▶ [Work to be completed] Extract every line of the material that holds the string "this".
-- -- --
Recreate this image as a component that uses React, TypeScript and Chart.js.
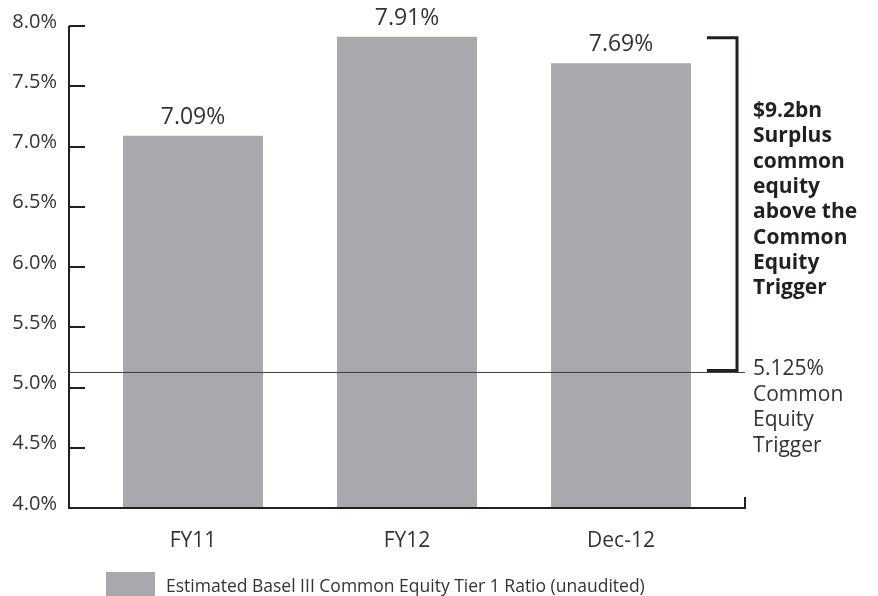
import React, { useEffect, useRef } from "react";
import { Chart, registerables } from "chart.js";

Chart.register(...registerables);

const categories = ["FY11", "FY12", "Dec-12"];
const ratioValues = [7.09, 7.91, 7.69];
const seriesLabel = "Estimated Basel III Common Equity Tier 1 Ratio (unaudited)";
const triggerValue = 5.125;
const triggerLabel = ["5.125%", "Common", "Equity", "Trigger"];
const surplusLabel = ["$9.2bn", "Surplus", "common", "equity", "above the", "Common", "Equity", "Trigger"];
const yMin = 4;
const yMax = 8;
const yStep = 0.5;

const FONT = "'Open Sans', 'Noto Sans', sans-serif";
const TEXT = "#333333";
const AXIS = "#231f20";
const BAR = "#a7a9ac";

const overlay = {
  id: "overlay",
  afterDatasetsDraw(chart: any) {
    const { ctx, chartArea } = chart;
    const y = chart.scales.y;
    const meta = chart.getDatasetMeta(0);
    const axL = chartArea.left - 17;
    const axR = chartArea.right + 17;
    const bottom = y.getPixelForValue(yMin);
    const top = y.getPixelForValue(yMax);
    ctx.save();
    // axis lines
    ctx.strokeStyle = AXIS;
    ctx.lineWidth = 2;
    ctx.beginPath();
    ctx.moveTo(axL, top);
    ctx.lineTo(axL, bottom);
    ctx.lineTo(axR, bottom);
    ctx.lineTo(axR, bottom - 11);
    ctx.stroke();
    // inside ticks
    for (let v = yMin + yStep; v <= yMax + 1e-9; v += yStep) {
      const py = Math.round(y.getPixelForValue(v));
      ctx.beginPath();
      ctx.moveTo(axL, py);
      ctx.lineTo(axL + 16, py);
      ctx.stroke();
    }
    // value labels
    ctx.fillStyle = TEXT;
    ctx.font = `23px ${FONT}`;
    ctx.textAlign = "center";
    ctx.textBaseline = "alphabetic";
    meta.data.forEach((bar: any, i: number) => {
      ctx.fillText(ratioValues[i].toFixed(2) + "%", bar.x, bar.y - 12);
    });
    // trigger line
    const ty = y.getPixelForValue(triggerValue);
    ctx.strokeStyle = "#3a3a3a";
    ctx.lineWidth = 1;
    ctx.beginPath();
    ctx.moveTo(axL, ty);
    ctx.lineTo(axR, ty);
    ctx.stroke();
    // bracket
    const bx = chartArea.right + 9;
    const bTop = y.getPixelForValue(Math.max(...ratioValues)) + 1;
    const bBot = ty - 2;
    ctx.strokeStyle = AXIS;
    ctx.lineWidth = 3;
    ctx.beginPath();
    ctx.moveTo(chartArea.right - 21, bTop);
    ctx.lineTo(bx, bTop);
    ctx.lineTo(bx, bBot);
    ctx.lineTo(chartArea.right - 21, bBot);
    ctx.stroke();
    // surplus text
    const tx = chartArea.right + 25;
    ctx.textAlign = "left";
    ctx.fillStyle = "#231f20";
    ctx.font = `bold 21px ${FONT}`;
    surplusLabel.forEach((s, i) => {
      ctx.fillText(s, tx, 117 + i * 25.3);
    });
    // trigger text
    ctx.fillStyle = TEXT;
    ctx.font = `21px ${FONT}`;
    triggerLabel.forEach((s, i) => {
      ctx.fillText(s, tx, ty + 3 + i * 25.5);
    });
    // legend
    ctx.fillStyle = BAR;
    ctx.fillRect(106, 572, 49, 24);
    ctx.fillStyle = TEXT;
    ctx.font = `17.5px ${FONT}`;
    ctx.textBaseline = "alphabetic";
    ctx.fillText(seriesLabel, 166, 592);
    ctx.restore();
  },
};

export default function App() {
  const ref = useRef<HTMLCanvasElement | null>(null);
  useEffect(() => {
    if (!ref.current) return;
    const chart = new Chart(ref.current, {
      type: "bar",
      data: {
        labels: categories,
        datasets: [
          {
            label: seriesLabel,
            data: ratioValues,
            backgroundColor: BAR,
            borderWidth: 0,
            categoryPercentage: 1,
            barPercentage: 0.654,
          },
        ],
      },
      options: {
        animation: false,
        responsive: false,
        maintainAspectRatio: false,
        layout: { padding: { top: 26, right: 150, left: 0, bottom: 0 } },
        plugins: { legend: { display: false }, tooltip: { enabled: false } },
        scales: {
          x: {
            grid: { display: false, drawTicks: false },
            border: { display: false },
            ticks: { color: TEXT, font: { family: FONT, size: 21 }, padding: 20 },
            afterFit: (s: any) => {
              s.height = 88;
              s.paddingLeft = 0;
              s.paddingRight = 0;
            },
          },
          y: {
            min: yMin,
            max: yMax,
            grid: { display: false, drawTicks: false },
            border: { display: false },
            ticks: {
              stepSize: yStep,
              color: TEXT,
              font: { family: FONT, size: 20 },
              padding: 29,
              labelOffset: -4,
              callback: (v: any) => Number(v).toFixed(1) + "%",
            },
            afterFit: (s: any) => {
              s.width = 86;
              s.paddingTop = 0;
              s.paddingBottom = 0;
            },
          },
        },
      },
      plugins: [overlay],
    });
    return () => chart.destroy();
  }, []);
  return (
    <div style={{ position: "fixed", left: 0, top: 0, width: 878, height: 596, background: "#fff" }}>
      <canvas ref={ref} width={878} height={596} style={{ width: 878, height: 596 }} />
    </div>
  );
}
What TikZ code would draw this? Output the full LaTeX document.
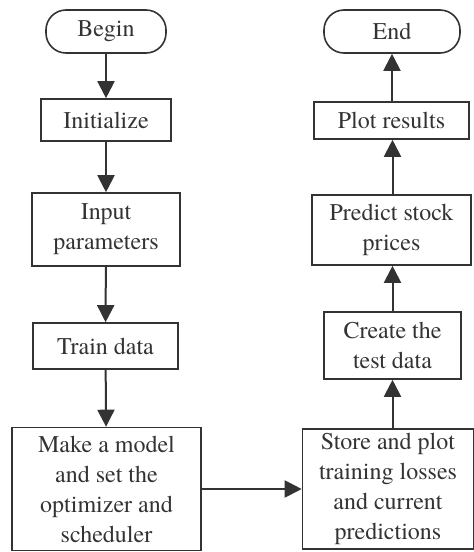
-- -- --
▶ [Answer]
Recreate this image as a component that uses React, TypeScript and Chart.js.
What TikZ code would draw this? Output the full LaTeX document.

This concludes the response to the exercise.